Little Frank and His Carp
1 Oct - 24 Nov 2021
Deptford
Featuring Alexandre Canonico, Nicolas Deshayes, and Abraham Kritzman.
Curated by Maria do Carmo M. P. de Pontes.
The exhibition Little Frank and His Carp borrows verbatim the title of Andrea Fraser’s eponymous 2001 video. Set at the Guggenheim Museum in Bilbao and shot with various hidden cameras, the work follows her strolling through the museum’s atrium while listening to the audioguide introduction of Frank Gehry’s architecture. The beautifully dressed Fraser overreacts with smiles and poses to a BBC-like narrator who delves on the building’s sensuous curves and the ingenuity behind its conception. At a given moment, she initiates an erotic bond with one of the walls, rubbing her body against it and touching herself, all the while we hear the narrator telling how Gehry’s grandmother would buy him a carp every Saturday and, before cooking it, allowed little Frank to play with it in his bathtub. The overlap between what we see and hear establishes an erotic relationship between Frank Gehry and his short-lived fishes, pointing to a larger ring of connections between architecture, pleasure, eroticism and creativity. It is this blend of forces that we aim to emulate on this show, channelled by Alexandre Canonico, Nicolas Deshayes and Abraham Kritzman.
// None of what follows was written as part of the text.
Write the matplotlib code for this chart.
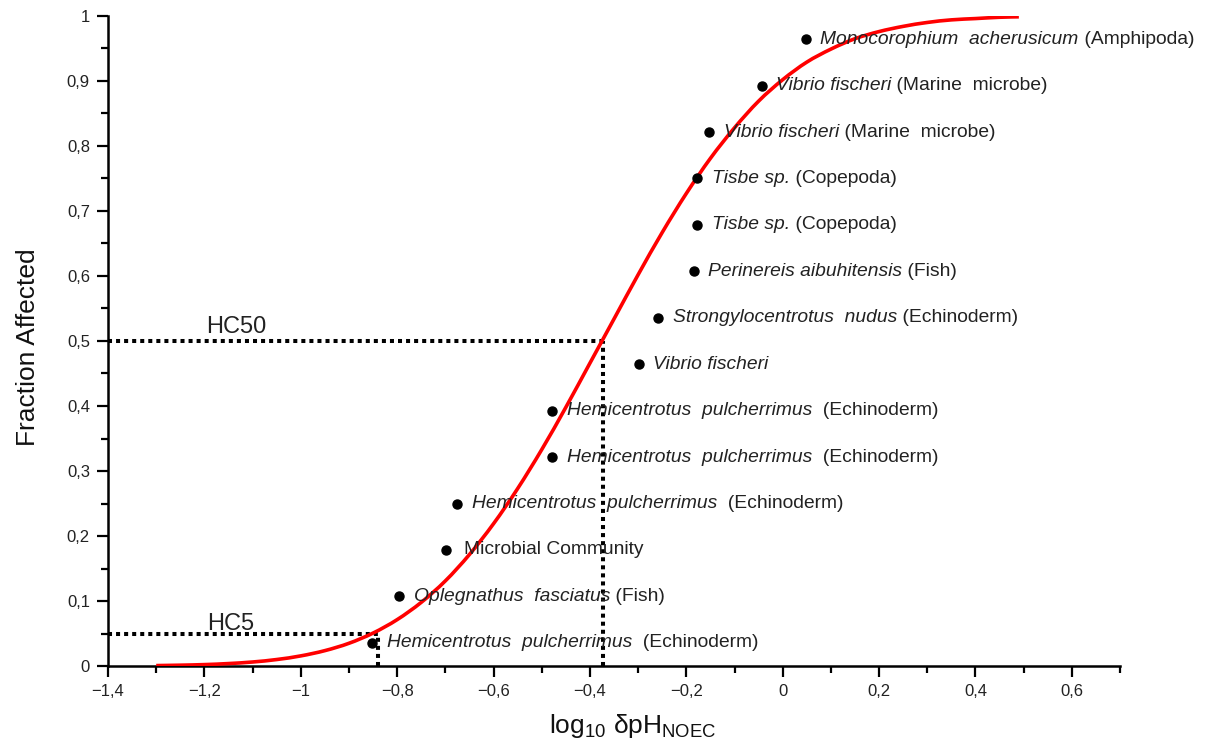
import matplotlib
matplotlib.use("Agg")
import matplotlib.pyplot as plt
from matplotlib.ticker import MultipleLocator, FuncFormatter
from matplotlib.path import Path
from matplotlib.patches import PathPatch

# ---- data ----
point_x = [-0.852, -0.796, -0.698, -0.675, -0.478, -0.478, -0.299, -0.258,
           -0.185, -0.177, -0.177, -0.152, -0.044, 0.048]
point_y = [0.036, 0.107, 0.179, 0.250, 0.321, 0.393, 0.464, 0.536,
           0.607, 0.679, 0.750, 0.821, 0.893, 0.964]
species = ["Hemicentrotus  pulcherrimus", "Oplegnathus  fasciatus", "",
           "Hemicentrotus  pulcherrimus", "Hemicentrotus  pulcherrimus",
           "Hemicentrotus  pulcherrimus", "Vibrio fischeri",
           "Strongylocentrotus  nudus", "Perinereis aibuhitensis",
           "Tisbe sp.", "Tisbe sp.", "Vibrio fischeri", "Vibrio fischeri",
           "Monocorophium  acherusicum"]
groups = ["  (Echinoderm)", " (Fish)", "Microbial Community", "  (Echinoderm)",
          "  (Echinoderm)", "  (Echinoderm)", "", " (Echinoderm)", " (Fish)",
          " (Copepoda)", " (Copepoda)", " (Marine  microbe)",
          " (Marine  microbe)", " (Amphipoda)"]

curve_x = [-1.30, -1.25, -1.20, -1.15, -1.10, -1.05, -1.00, -0.95, -0.90,
           -0.85, -0.80, -0.75, -0.70, -0.65, -0.60, -0.55, -0.50, -0.45,
           -0.40, -0.35, -0.30, -0.25, -0.20, -0.15, -0.10, -0.05, 0.00,
           0.05, 0.10, 0.15, 0.20, 0.25, 0.30, 0.35, 0.40, 0.45, 0.49]
curve_y = [0.0007, 0.0013, 0.0022, 0.0038, 0.0062, 0.010, 0.0156, 0.0237,
           0.035, 0.0507, 0.0714, 0.098, 0.131, 0.1716, 0.219, 0.273, 0.333,
           0.398, 0.466, 0.534, 0.602, 0.667, 0.727, 0.781, 0.828, 0.869,
           0.902, 0.929, 0.949, 0.965, 0.976, 0.984, 0.990, 0.994, 0.996,
           0.998, 0.9987]

hc50_x, hc50_y = -0.372, 0.50
hc5_x, hc5_y = -0.839, 0.05
hc_labels = ["HC50", "HC5"]

xticks = [-1.4, -1.2, -1.0, -0.8, -0.6, -0.4, -0.2, 0.0, 0.2, 0.4, 0.6]
yticks = [0, 0.1, 0.2, 0.3, 0.4, 0.5, 0.6, 0.7, 0.8, 0.9, 1.0]

# ---- figure ----
plt.rcParams['font.family'] = ['Liberation Sans', 'DejaVu Sans']
plt.rcParams['mathtext.fontset'] = 'custom'
plt.rcParams['mathtext.rm'] = 'Liberation Sans'
plt.rcParams['mathtext.it'] = 'Liberation Sans:italic'

fig = plt.figure(figsize=(12.11, 7.53), dpi=100)
ax = fig.add_axes([0.0892, 0.1155, 0.8357, 0.8633])

ax.set_xlim(-1.4, 0.7)
ax.set_ylim(0, 1)

# dotted reference lines
dot = dict(color='black', lw=2.9, linestyle=(0, (1, 1)), dash_capstyle='butt', zorder=2)
ax.plot([-1.4, hc50_x], [hc50_y, hc50_y], **dot)
ax.plot([hc50_x, hc50_x], [0, hc50_y], **dot)
ax.plot([-1.4, hc5_x], [hc5_y, hc5_y], **dot)
ax.plot([hc5_x, hc5_x], [0, hc5_y], **dot)

ax.text(-1.196, 0.512, hc_labels[0], fontsize=17, color='#222222',
        ha='left', va='baseline')
ax.text(-1.194, 0.055, hc_labels[1], fontsize=17, color='#222222',
        ha='left', va='baseline')

# fitted curve: drawn as a smooth (Catmull-Rom / Bezier) line through the read points
verts = [(curve_x[0], curve_y[0])]
codes = [Path.MOVETO]
n = len(curve_x)
for i in range(n - 1):
    p0 = (curve_x[max(i - 1, 0)], curve_y[max(i - 1, 0)])
    p1 = (curve_x[i], curve_y[i])
    p2 = (curve_x[i + 1], curve_y[i + 1])
    p3 = (curve_x[min(i + 2, n - 1)], curve_y[min(i + 2, n - 1)])
    c1 = (p1[0] + (p2[0] - p0[0]) / 6.0, p1[1] + (p2[1] - p0[1]) / 6.0)
    c2 = (p2[0] - (p3[0] - p1[0]) / 6.0, p2[1] - (p3[1] - p1[1]) / 6.0)
    verts += [c1, c2, p2]
    codes += [Path.CURVE4, Path.CURVE4, Path.CURVE4]
ax.add_patch(PathPatch(Path(verts, codes), facecolor='none', edgecolor='#ff0000',
                       lw=2.6, zorder=3, capstyle='butt'))

# points
ax.plot(point_x, point_y, 'o', color='black', markersize=6.5, zorder=4)

# labels
lab_fs = 13.9
for x, y, sp, gr in zip(point_x, point_y, species, groups):
    if sp:
        t1 = ax.annotate(sp, xy=(x, y), xytext=(10.5, 0), textcoords='offset points',
                         fontsize=lab_fs, style='italic', color='#222222',
                         ha='left', va='center', zorder=5)
        if gr:
            ax.annotate(gr, xy=(1, 0), xycoords=t1, fontsize=lab_fs,
                        color='#222222', ha='left', va='bottom', zorder=5)
    else:
        ax.annotate(gr, xy=(x, y), xytext=(13, 0), textcoords='offset points',
                    fontsize=lab_fs, color='#222222', ha='left', va='center',
                    zorder=5)

# axes styling
for s in ['top', 'right']:
    ax.spines[s].set_visible(False)
for s in ['left', 'bottom']:
    ax.spines[s].set_linewidth(1.8)

ax.set_xticks(xticks)
ax.set_yticks(yticks)
ax.xaxis.set_minor_locator(MultipleLocator(0.1))
ax.yaxis.set_minor_locator(MultipleLocator(0.05))
ax.tick_params(which='major', direction='out', length=8, width=1.6,
               labelsize=12, pad=5)
ax.tick_params(which='minor', direction='out', length=5, width=1.6)


def fmt(v, pos):
    v = round(v, 2)
    if abs(v - round(v)) < 1e-9:
        s = str(int(round(v)))
    else:
        s = ('%.1f' % v)
    s = s.replace('.', ',').replace('-', '\u2212')
    return s


ax.xaxis.set_major_formatter(FuncFormatter(fmt))
ax.yaxis.set_major_formatter(FuncFormatter(fmt))
for lab in ax.get_xticklabels() + ax.get_yticklabels():
    lab.set_color('#222222')

ax.set_ylabel('Fraction Affected', fontsize=19, color='#111111')
ax.yaxis.label.set_va('center')
ax.yaxis.set_label_coords(-0.079, 0.49)
ax.set_xlabel(r'$\mathregular{log_{10}\ \delta pH_{NOEC}}$', fontsize=19,
              color='#111111')
ax.xaxis.set_label_coords(0.518, -0.07)

fig.savefig('out.png', dpi=100, facecolor='white')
Kritzman’s newest body of work, The Heat series (2020), consists of paintings with sculptural compositions placed atop. They are made of several layers of paint, thus having embodied many lives before arriving at their final form. This modus operandi invites the viewer to let the gaze flow lengthily towards each of the works, looking for signs and shapes that are not immediately evident, an investigative exercise that is analogue to the logic of seduction. The sculptures that crown the works are compositions made of black wood slabs cut in various shapes. On the flat sides of each ‘roof’ – to use the artist’s term – there are engravings etched by hand. The inspiration for these sculptures came from a research trip that Kritzman made to Japan a few years back, more specifically from a pilgrimage through temples in the island of Shikoku. The way in which structures were built in such temples, as well as in gates and bridges, pilling up blocks of wood, have informed this work. Kritzman further shows a series called M as Ha, where he depicts variations on a same theme through a somber palette of colours, made mostly of browns and blues. Their subject matter can be perceived as two hills, the top of a heart, the representation of someone’s bottom – or yet, a pair of eggs cut in half.
Such ambiguity of form can also be seen in the work of Nicolas Deshayes, whose sculptures on show play with the crossovers between geometry and erotic imagery. Granny Smith Foundation (2018), for instance, is a shiny green object made of two mirrored half-moon shapes positioned with a slit in the middle, thus resembling a buttock. Works like Dolomiti and La Laitière (both 2019) are reminiscent of female breasts and penises respectively – but could also be regarded as coffee filters, kebab wraps of whatever picture one’s imagination wishes to convey. Deshayes’ titles commonly allude to places, either fictional or existing ones: Prairie (2019) literally means grasslands, the Dolomite Mountains are the evident homaged behind Dolomiti whereas Granny Smith Foundation alludes to a fictional place – and perhaps even a fictional granny. This nod to geography and moreover to architecture, is reinforced by the works’ aesthetics: pieces like Paquerette and Soleil Pourri (both 2019) or the already mentioned Prairie, are embedded in a futuristic aesthetics, like architectural models of ultramodern buildings and monuments. While some of the sculptures are hung on the walls, others are displayed over a plinth, further emphasising their architectural quality.Alexandre Canonico’s background as an architect can be felt in the manner the artist handles space. His most recent group of sculptures are MDF boards that are cut, spray-painted andreassembled, again forming a perfect square – albeit with slits between parts. This gesture is reminiscent of Enzo Mari’s Animali puzzle, in which sixteen animals are cast from a single wood block, but unlike Mari, Canonico’s cutouts are abstract, geometric and – similarly to Deshayes – often graphic. Their painting is minimal and commonly aided by masking tapes, which preserves large parts of the raw surface while allowing the creation of a ‘negative’ area of colour. As the blocks are painted separately, there isn’t an overall composition plan but rather a feeling of interruption: inasmuch as the forms fit perfectly together, the colours intentionally misfit. The artist further shows a sculpture titled Far Fishing (2019) made of straps with pieces of cut MDF inside, held together by steel tubes placed diagonally from wall to floor. Though the oval-shapes formed by the straps all have different heights, the top of the MDF boards inside them form a perfect, continuous line, empowering the piece with a sense of harmony.